If your chat event system is moving from a feature-level stream to a platform dependency, review the storage and operations model before the next large consumer comes online. The AutoMQ architecture overview is a useful next step for evaluating Kafka compatibility, shared storage, and cloud-native deployment boundaries.
References
- Apache Kafka Documentation
- AutoMQ Documentation: What Is AutoMQ
- AutoMQ Documentation: Architecture Overview
- Amazon S3 User Guide
FAQ
Is Kafka a good fit for chat application events?
Kafka is a strong fit when chat messages need to feed multiple downstream systems, be replayed, and preserve ordering within a room or conversation. It is less compelling for a small application that only needs direct delivery and has no independent consumers.
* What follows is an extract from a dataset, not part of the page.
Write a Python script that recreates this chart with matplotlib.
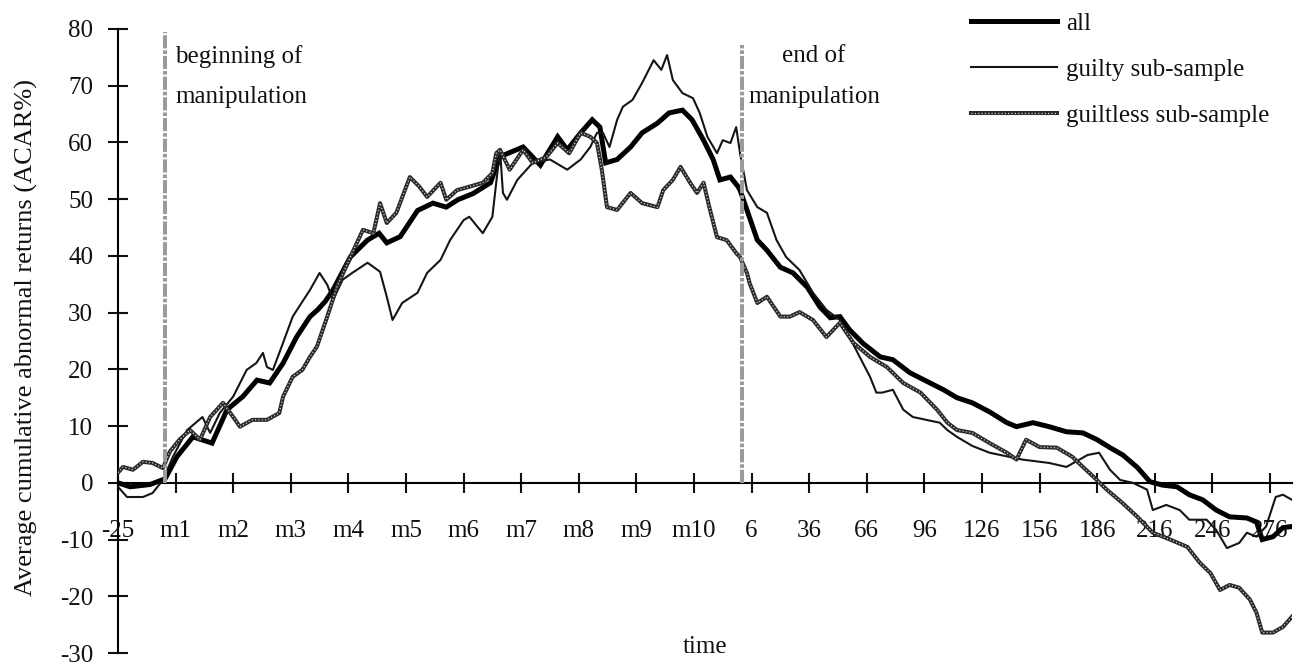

How should chat messages be partitioned in Kafka?
Most teams start by keying messages with a room ID or conversation ID because Kafka preserves order within a partition. That gives clean per-room ordering, but it can create hot partitions for very active rooms. High-scale systems may split event types or use looser ordering rules for large public rooms.
How long should chat events be retained?
Retention should follow business use, not habit. Short retention can support transient recovery and delayed consumers. Longer retention supports search rebuilds, analytics backfills, compliance workflows, and AI pipelines, but it also increases storage, access-control, and replay-risk requirements.
What is consumer fan-out in a chat event system?
Consumer fan-out means multiple independent services read the same chat events for different purposes. Notifications, search, moderation, warehouse ingestion, and AI features can each run as separate consumer groups. That independence increases the need for schema compatibility, lag monitoring, and capacity isolation.
Where does AutoMQ fit in this architecture?
AutoMQ fits when the team wants Kafka-compatible APIs with a cloud-native storage model underneath. For chat event systems with high retention, replay, and many consumers, shared storage and stateless brokers can reduce the operational weight of scaling and recovery.